Students Soon To Get A Better Look At The Stars
For students at Miami Dade College’s North Campus, the sky is not the limit.
The College recently acquired two 800-pound MEADE LX400-ACF reflective telescopes that cost approximately $35,000 each. The equipment was funded by grants.
One of the telescopes will be on the rooftop observatory, the other in the courtyard. The astrological technology will be used by students in the chemistry, physics and earth sciences department at the Science Complex. After professors and faculty have been fully trained to use them, the telescopes will be showcased for community events.
“[This technology] opens a lot of opportunities for learning,” said Alberto Ruiz, 19, a physics major at North Campus who will be using the telescopes. “There are lots of pictures in the textbooks, but actually seeing what you’re learning brings a whole other experience to the course.”
Each telescope has a 20-inch lens, a built-in GPS system and cameras that take photos of outer space. They can also spin in any direction, be controlled through a computer and they can be programmed and set to broadcast images on the Web.
The telescopes are so advanced that during the day, when stars cannot be seen, the craters and movement of the moon are clearly visible.
The manufacturer, MEADE, has two types of telescopes, amateur and research-based.
In the past, MDC has only had amateur telescopes.
The new telescopes sit on the cusp of both; they are amateur as well as research-based.
Using the old telescopes, you can see a comet, but you can’t see the tail.
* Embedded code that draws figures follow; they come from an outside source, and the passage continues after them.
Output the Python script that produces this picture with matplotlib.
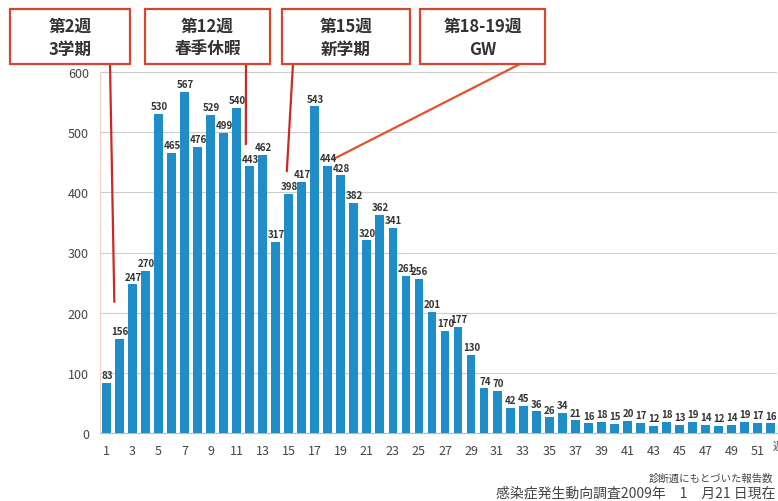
import numpy as np
import matplotlib.pyplot as plt
from matplotlib.patches import Rectangle
from matplotlib.transforms import IdentityTransform

plt.rcParams['font.family'] = ['Noto Sans CJK JP', 'DejaVu Sans']

weeks = np.arange(1, 53)
cases = [83, 156, 247, 270, 530, 465, 567, 476, 529, 499, 540, 443, 462, 317,
         398, 417, 543, 444, 428, 382, 320, 362, 341, 261, 256, 201, 170, 177,
         130, 74, 70, 42, 45, 36, 26, 34, 21, 16, 18, 15, 20, 17, 12, 18, 13,
         19, 14, 12, 14, 19, 17, 16]
yticks = [0, 100, 200, 300, 400, 500, 600]

# callout boxes: line 1, line 2, point on chart (week, value)
notes = [("第2週", "3学期", (1.6, 218)),
         ("第12週", "春季休暇", (11.7, 480)),
         ("第15週", "新学期", (14.85, 435)),
         ("第18-19週", "GW", (18.4, 455))]

W, H = 778, 502
fig = plt.figure(figsize=(W / 100, H / 100), dpi=100)
ax = fig.add_axes([100 / W, 68 / H, 677 / W, 361 / H])

ax.bar(weeks, cases, width=0.68, color="#1f8dc8", zorder=3)
for w, v in zip(weeks, cases):
    ax.annotate(str(v), (w, v), xytext=(0.5, 2), textcoords="offset points",
                ha="center", va="bottom", fontsize=7, fontweight="bold",
                color="#333333", zorder=4)

ax.set_xlim(0.5, 52.5)
ax.set_ylim(0, 600)
ax.set_yticks(yticks)
ax.set_xticks(weeks[::2])
ax.tick_params(axis="both", length=0, labelsize=9, colors="#444444")
ax.tick_params(axis="x", pad=8)
ax.tick_params(axis="y", pad=8)
ax.grid(axis="y", color="#cccccc", linewidth=0.8, zorder=0)
for s in ["top", "right"]:
    ax.spines[s].set_visible(False)
ax.spines["left"].set_color("#f3d2c4")
ax.spines["bottom"].set_color("#bbbbbb")

# boxes in output pixels (top-left origin)
boxes = [(10, 10, 120, 55), (145, 10, 125, 55), (282, 10, 128, 55), (420, 10, 125, 55)]
starts = [(110, 65), (246, 65), (293, 65), (520, 65)]
line_cols = ["#cc2a20", "#cc2a20", "#cc2a20", "#e0532c"]

for (l1, l2, pt), (bx, by, bw, bh), (sx, sy), lc in zip(notes, boxes, starts, line_cols):
    rect = Rectangle((bx, H - by - bh), bw, bh, transform=IdentityTransform(),
                     facecolor="white", edgecolor="#d4462e", linewidth=1.6)
    fig.add_artist(rect)
    fig.text((bx + bw / 2) / W, (H - by - 17) / H, l1, ha="center", va="center",
             fontsize=12, fontweight="bold", color="#333333")
    fig.text((bx + bw / 2) / W, (H - by - 40) / H, l2, ha="center", va="center",
             fontsize=12, fontweight="bold", color="#333333")
    ax.annotate("", xy=pt, xycoords="data", xytext=(sx, H - sy),
                textcoords="figure pixels",
                arrowprops=dict(arrowstyle="-", color=lc, linewidth=1.6,
                                shrinkA=0, shrinkB=0), annotation_clip=False)

fig.text(773 / W, (H - 447) / H, "週", ha="left", va="center", fontsize=8,
         color="#444444")
fig.text(773 / W, (H - 479) / H, "診断週にもとづいた報告数", ha="right",
         va="center", fontsize=7.5, color="#444444")
fig.text(775 / W, (H - 494) / H, "感染症発生動向調査2009年　1　月21 日現在",
         ha="right", va="center", fontsize=10, color="#444444")

fig.savefig("out.png", dpi=100)
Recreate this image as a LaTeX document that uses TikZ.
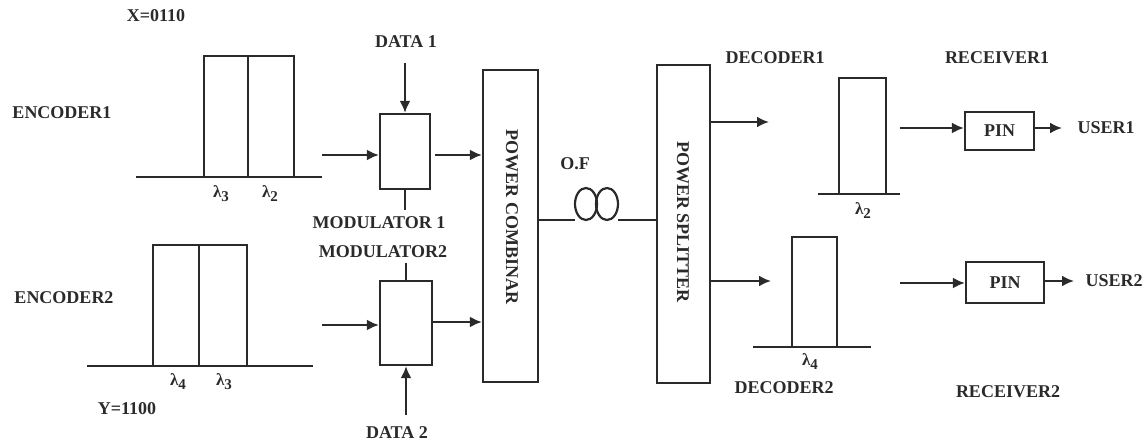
\documentclass[tikz,border=0pt]{standalone}
\usepackage{fontspec}
\setmainfont{Liberation Serif}
\usetikzlibrary{arrows.meta}
\definecolor{ink}{HTML}{2A2A2A}
\newcommand{\lamsub}[1]{λ\raisebox{-4pt}{\fontsize{15}{15}\selectfont #1}}
\begin{document}
\begin{tikzpicture}[x=1pt,y=-1pt,
  line width=2.2pt, draw=ink,
  lbl/.style={font=\bfseries\fontsize{18}{21}\selectfont, text=ink, inner sep=0pt},
  lam/.style={font=\bfseries\fontsize{17}{20}\selectfont, text=ink, inner sep=0pt},
  blk/.style={draw=ink, line width=2.2pt, rectangle, inner sep=0pt},
  arr/.style={draw=ink, -{Latex[length=12pt,width=11pt]}}]
\useasboundingbox (0,0) rectangle (1148,443);

% ---------- Encoder 1 ----------
\node[lbl] (xcode) at (156,16) {X=0110};
\node[lbl] (enc1) at (62,113) {ENCODER1};
\draw (136,177) -- (322,177);
\draw (204,177) -- (204,56) -- (294,56) -- (294,177);
\draw (248,56) -- (248,177);
\node[lam] (l13) at (221,194) {\lamsub{3}};
\node[lam] (l12) at (270,194) {\lamsub{2}};

% ---------- Encoder 2 ----------
\node[lbl] (enc2) at (64,298) {ENCODER2};
\draw (87,366) -- (313,366);
\draw (153,366) -- (153,245) -- (247,245) -- (247,366);
\draw (199,245) -- (199,366);
\node[lam] (l24) at (178,382) {\lamsub{4}};
\node[lam] (l23) at (224,382) {\lamsub{3}};
\node[lbl] (ycode) at (127,409) {Y=1100};

% ---------- Modulators ----------
\node[blk, minimum width=50pt, minimum height=75pt] (mod1) at (405,151.5) {};
\node[blk, minimum width=52pt, minimum height=84pt] (mod2) at (406,323) {};
\node[lbl] (data1) at (406,42) {DATA 1};
\node[lbl] (data2) at (397,433) {DATA 2};
\node[lbl] (m1lbl) at (379,223) {MODULATOR 1};
\node[lbl] (m2lbl) at (383,252) {MODULATOR2};

\coordinate (d1s) at (405,63);
\draw[arr] (d1s) -- (mod1.north);
\coordinate (d2s) at (406,415);
\draw[arr] (d2s) -- (mod2.south);
\coordinate (m1t) at (405,210);
\draw (mod1.south) -- (m1t);
\coordinate (m2t) at (406,263);
\draw (m2t) -- (mod2.north);

\coordinate (in1) at (322,155);
\draw[arr] (in1) -- (in1 -| mod1.west);
\coordinate (in2) at (322,325);
\draw[arr] (in2) -- (in2 -| mod2.west);

% ---------- Power combiner ----------
\node[blk, minimum width=55pt, minimum height=312pt] (comb) at (510.5,226) {};
\node[lbl, rotate=-90] (combt) at (512,217) {POWER COMBINAR};
\coordinate (o1) at (435,155);
\draw[arr] (o1) -- (o1 -| comb.west);
\coordinate (o2) at (mod2.east |- 0,322);
\draw[arr] (o2) -- (o2 -| comb.west);

% ---------- Optical fibre ----------
\node[lbl] (of) at (575,164) {O.F};
\coordinate (ofL) at (575,220);
\coordinate (ofR) at (618,220);
\draw (comb.east |- ofL) -- (ofL);
\draw (586,204) ellipse [x radius=11pt, y radius=16pt];
\draw (607,204) ellipse [x radius=11pt, y radius=16pt];

% ---------- Power splitter ----------
\node[blk, minimum width=53pt, minimum height=318pt] (split) at (683.5,224) {};
\node[lbl, rotate=-90] (splitt) at (683,222) {POWER SPLITTER};
\draw (ofR) -- (ofR -| split.west);

% ---------- Decoder 1 ----------
\node[lbl] (dec1) at (775,58) {DECODER1};
\coordinate (s1) at (split.east |- 0,122);
\coordinate (s1e) at (769,122);
\draw[arr] (s1) -- (s1e);
\draw (818,194) -- (900,194);
\draw (839,194) -- (839,78) -- (886,78) -- (886,194);
\node[lam] (d1l) at (863,211) {\lamsub{2}};

% ---------- Decoder 2 ----------
\coordinate (s2) at (split.east |- 0,281);
\coordinate (s2e) at (771,281);
\draw[arr] (s2) -- (s2e);
\draw (753,347) -- (871,347);
\draw (792,347) -- (792,237) -- (837,237) -- (837,347);
\node[lam] (d2l) at (810,362) {\lamsub{4}};
\node[lbl] (dec2) at (784,388) {DECODER2};

% ---------- Receivers ----------
\node[lbl] (rec1) at (997,58) {RECEIVER1};
\node[blk, minimum width=69pt, minimum height=38pt, lbl] (pin1) at (999.5,131) {PIN};
\coordinate (r1s) at (900,128);
\draw[arr] (r1s) -- (r1s -| pin1.west);
\node[lbl] (user1) at (1106,128) {USER1};
\draw[arr] (pin1.east |- r1s) -- (1062,128);

\node[lbl] (rec2) at (1008,392) {RECEIVER2};
\node[blk, minimum width=78pt, minimum height=41pt, lbl] (pin2) at (1005,282.5) {PIN};
\coordinate (r2s) at (900,283);
\draw[arr] (r2s) -- (r2s -| pin2.west);
\node[lbl] (user2) at (1114,281) {USER2};
\draw[arr] (pin2.east |- 0,281) -- (1074,281);
\end{tikzpicture}
\end{document}
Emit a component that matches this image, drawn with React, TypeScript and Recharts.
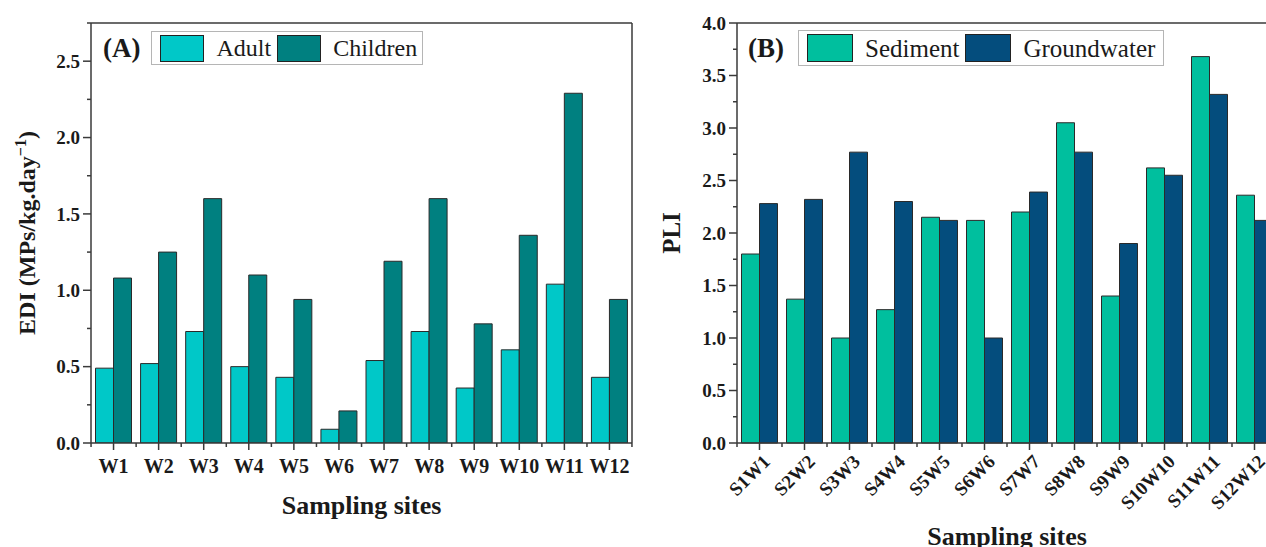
import React from "react";
import { BarChart, Bar, XAxis, YAxis, Legend, Label } from "recharts";

const sites = ["W1", "W2", "W3", "W4", "W5", "W6", "W7", "W8", "W9", "W10", "W11", "W12"];
const adult = [0.49, 0.52, 0.73, 0.5, 0.43, 0.09, 0.54, 0.73, 0.36, 0.61, 1.04, 0.43];
const children = [1.08, 1.25, 1.6, 1.1, 0.94, 0.21, 1.19, 1.6, 0.78, 1.36, 2.29, 0.94];

const pairSites = ["S1W1", "S2W2", "S3W3", "S4W4", "S5W5", "S6W6", "S7W7", "S8W8", "S9W9", "S10W10", "S11W11", "S12W12"];
const sediment = [1.8, 1.37, 1.0, 1.27, 2.15, 2.12, 2.2, 3.05, 1.4, 2.62, 3.68, 2.36];
const groundwater = [2.28, 2.32, 2.77, 2.3, 2.12, 1.0, 2.39, 2.77, 1.9, 2.55, 3.32, 2.12];

const ediTicks = [0, 0.5, 1.0, 1.5, 2.0, 2.5];
const ediMinor = [0.25, 0.75, 1.25, 1.75, 2.25, 2.75];
const pliTicks = [0, 0.5, 1.0, 1.5, 2.0, 2.5, 3.0, 3.5, 4.0];
const pliMinor = [0.25, 0.75, 1.25, 1.75, 2.25, 2.75, 3.25, 3.75];

const dataA = sites.map((site, i) => ({ site, adult: adult[i], children: children[i] }));
const dataB = pairSites.map((site, i) => ({ site, sediment: sediment[i], groundwater: groundwater[i] }));

const FONT = "'Liberation Serif', 'Times New Roman', serif";
const INK = "#1a1a1a";
const AXIS = "#3a3a3a";
const BAND = 45;

const makeYTick = (majors: number[]) => (props: any) => {
  const { x, y, payload } = props;
  const major = majors.includes(payload.value);
  return (
    <g>
      <line x1={x - (major ? 8 : 4)} x2={x} y1={y} y2={y} stroke={AXIS} strokeWidth={1.5} />
      {major && (
        <text x={x - 11} y={y} dy="0.35em" textAnchor="end" fontFamily={FONT} fontWeight={700} fontSize={19} fill={INK}>
          {payload.value.toFixed(1)}
        </text>
      )}
    </g>
  );
};

const makeXTick = (rotated: boolean, count: number) => (props: any) => {
  const { x, y, payload, index } = props;
  return (
    <g>
      <line x1={x} x2={x} y1={y} y2={y + 7} stroke={AXIS} strokeWidth={1.5} />
      <line x1={x - BAND / 2} x2={x - BAND / 2} y1={y} y2={y + 4} stroke={AXIS} strokeWidth={1.5} />
      {index === count - 1 && (
        <line x1={x + BAND / 2} x2={x + BAND / 2} y1={y} y2={y + 4} stroke={AXIS} strokeWidth={1.5} />
      )}
      {rotated ? (
        <text
          x={x + 7}
          y={y + 15}
          textAnchor="end"
          dy="0.35em"
          transform={`rotate(-45, ${x + 7}, ${y + 15})`}
          fontFamily={FONT}
          fontWeight={700}
          fontSize={19}
          fill={INK}
        >
          {payload.value}
        </text>
      ) : (
        <text x={x} y={y + 30} textAnchor="middle" fontFamily={FONT} fontWeight={700} fontSize={20} fill={INK}>
          {payload.value}
        </text>
      )}
    </g>
  );
};

const makeLegend = (
  tag: string,
  order: string[],
  size: number,
  gapTag: number,
  boxW: number,
  boxH: number,
  sw: number,
  sh: number
) => ({ payload }: any) => {
  const items = [...(payload || [])].sort((a: any, b: any) => order.indexOf(a.value) - order.indexOf(b.value));
  return (
    <div style={{ display: "flex", alignItems: "center", fontFamily: FONT, color: INK }}>
      <span style={{ fontWeight: 700, fontSize: 27, marginRight: gapTag }}>{tag}</span>
      <div
        style={{
          display: "flex",
          alignItems: "center",
          border: "1px solid #b5b5b5",
          width: boxW,
          height: boxH,
          boxSizing: "border-box",
          paddingLeft: 8,
        }}
      >
        {items.map((p: any, i: number) => (
          <React.Fragment key={p.value}>
            <span
              style={{
                display: "inline-block",
                width: sw,
                height: sh,
                background: p.color,
                border: "1px solid #222",
                boxSizing: "border-box",
                marginLeft: i === 0 ? 0 : 6,
              }}
            />
            <span style={{ fontSize: size, marginLeft: 12, lineHeight: 1 }}>{p.value}</span>
          </React.Fragment>
        ))}
      </div>
    </div>
  );
};

const xTitle = (dy: number) => (props: any) => {
  const vb = props.viewBox;
  return (
    <text x={vb.x + vb.width / 2} y={vb.y + dy} textAnchor="middle" fontFamily={FONT} fontWeight={700} fontSize={26} fill={INK}>
      Sampling sites
    </text>
  );
};

const ediTitle = (props: any) => {
  const vb = props.viewBox;
  const cx = 27;
  const cy = vb.y + vb.height / 2;
  return (
    <text
      x={cx}
      y={cy}
      dy="0.35em"
      textAnchor="middle"
      transform={`rotate(-90, ${cx}, ${cy})`}
      fontFamily={FONT}
      fontWeight={700}
      fontSize={24}
      fill={INK}
    >
      EDI (MPs/kg.day
      <tspan dy="-9" fontSize={16}>−1</tspan>
      <tspan dy="9">)</tspan>
    </text>
  );
};

const pliTitle = (props: any) => {
  const vb = props.viewBox;
  const cx = 31;
  const cy = vb.y + vb.height / 2;
  return (
    <text
      x={cx}
      y={cy}
      dy="0.35em"
      textAnchor="middle"
      transform={`rotate(-90, ${cx}, ${cy})`}
      fontFamily={FONT}
      fontWeight={700}
      fontSize={25}
      fill={INK}
    >
      PLI
    </text>
  );
};

export default function App() {
  const ediAll = [...ediTicks, ...ediMinor].sort((a, b) => a - b);
  const pliAll = [...pliTicks, ...pliMinor].sort((a, b) => a - b);
  return (
    <div
      style={{
        position: "absolute",
        left: 0,
        top: 0,
        width: 1266,
        height: 547,
        overflow: "hidden",
        background: "#fff",
      }}
    >
      <div style={{ position: "absolute", left: 0, top: 0 }}>
        <BarChart
          width={640}
          height={547}
          data={dataA}
          margin={{ top: 22, right: 7, bottom: 0, left: 0 }}
          barCategoryGap="10%"
          barGap={0}
        >
          <XAxis
            dataKey="site"
            height={104}
            interval={0}
            tickSize={0}
            tickMargin={0}
            tickLine={false}
            axisLine={{ stroke: AXIS, strokeWidth: 1.5 }}
            tick={makeXTick(false, sites.length)}
          >
            <Label content={xTitle(71)} />
          </XAxis>
          <XAxis
            xAxisId="top"
            dataKey="site"
            orientation="top"
            height={1}
            tick={false}
            tickLine={false}
            axisLine={{ stroke: AXIS, strokeWidth: 1.5 }}
          />
          <YAxis
            width={91}
            domain={[0, 2.75]}
            ticks={ediAll}
            interval={0}
            allowDataOverflow
            tickSize={0}
            tickMargin={0}
            tickLine={false}
            axisLine={{ stroke: AXIS, strokeWidth: 1.5 }}
            tick={makeYTick(ediTicks)}
          >
            <Label content={ediTitle} />
          </YAxis>
          <YAxis
            yAxisId="right"
            orientation="right"
            type="number"
            domain={[0, 2.75]}
            width={1}
            tick={false}
            tickLine={false}
            axisLine={{ stroke: AXIS, strokeWidth: 1.5 }}
          />
          <Legend
            verticalAlign="middle"
            layout="horizontal"
            align="center"
            wrapperStyle={{ left: 103, top: 31, width: "auto", height: "auto" }}
            content={makeLegend("(A)", ["Adult", "Children"], 24, 11, 272, 34, 44, 27)}
          />
          <Bar dataKey="adult" name="Adult" fill="#00C8C8" stroke="#2a2a2a" strokeWidth={1} isAnimationActive={false} />
          <Bar dataKey="children" name="Children" fill="#008080" stroke="#2a2a2a" strokeWidth={1} isAnimationActive={false} />
        </BarChart>
      </div>

      <div style={{ position: "absolute", left: 640, top: 0 }}>
        <BarChart
          width={640}
          height={547}
          data={dataB}
          margin={{ top: 22, right: 3, bottom: 0, left: 0 }}
          barCategoryGap="10%"
          barGap={0}
        >
          <XAxis
            dataKey="site"
            height={104}
            interval={0}
            tickSize={0}
            tickMargin={0}
            tickLine={false}
            axisLine={{ stroke: AXIS, strokeWidth: 1.5 }}
            tick={makeXTick(true, pairSites.length)}
          >
            <Label content={xTitle(102)} />
          </XAxis>
          <XAxis
            xAxisId="top"
            dataKey="site"
            orientation="top"
            height={1}
            tick={false}
            tickLine={false}
            axisLine={{ stroke: AXIS, strokeWidth: 1.5 }}
          />
          <YAxis
            width={97}
            domain={[0, 4]}
            ticks={pliAll}
            interval={0}
            tickSize={0}
            tickMargin={0}
            tickLine={false}
            axisLine={{ stroke: AXIS, strokeWidth: 1.5 }}
            tick={makeYTick(pliTicks)}
          >
            <Label content={pliTitle} />
          </YAxis>
          <Legend
            verticalAlign="middle"
            layout="horizontal"
            align="center"
            wrapperStyle={{ left: 108, top: 30, width: "auto", height: "auto" }}
            content={makeLegend("(B)", ["Sediment", "Groundwater"], 25, 14, 366, 36, 46, 28)}
          />
          <Bar dataKey="sediment" name="Sediment" fill="#00BF9E" stroke="#2a2a2a" strokeWidth={1} isAnimationActive={false} />
          <Bar dataKey="groundwater" name="Groundwater" fill="#044D7D" stroke="#2a2a2a" strokeWidth={1} isAnimationActive={false} />
        </BarChart>
      </div>
    </div>
  );
}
The new telescopes allow you to see the comet and identify the gases it gives off.
“The definition of this telescope goes beyond anything you can imagine," said Juan Catala, physics professor at North Campus. “This is the best telescope of its kind; the amount of detail is unbelievable.”
According to Michael M. Boulos, chairperson of the chemistry, physics and earth sciences department at North Campus; the goal of the telescopes is to educate the community as much as possible about space.
Boulos envisions introducing the equipment to middle and high school students.
“We want to start science early and keep [people] hooked,” Boulos said.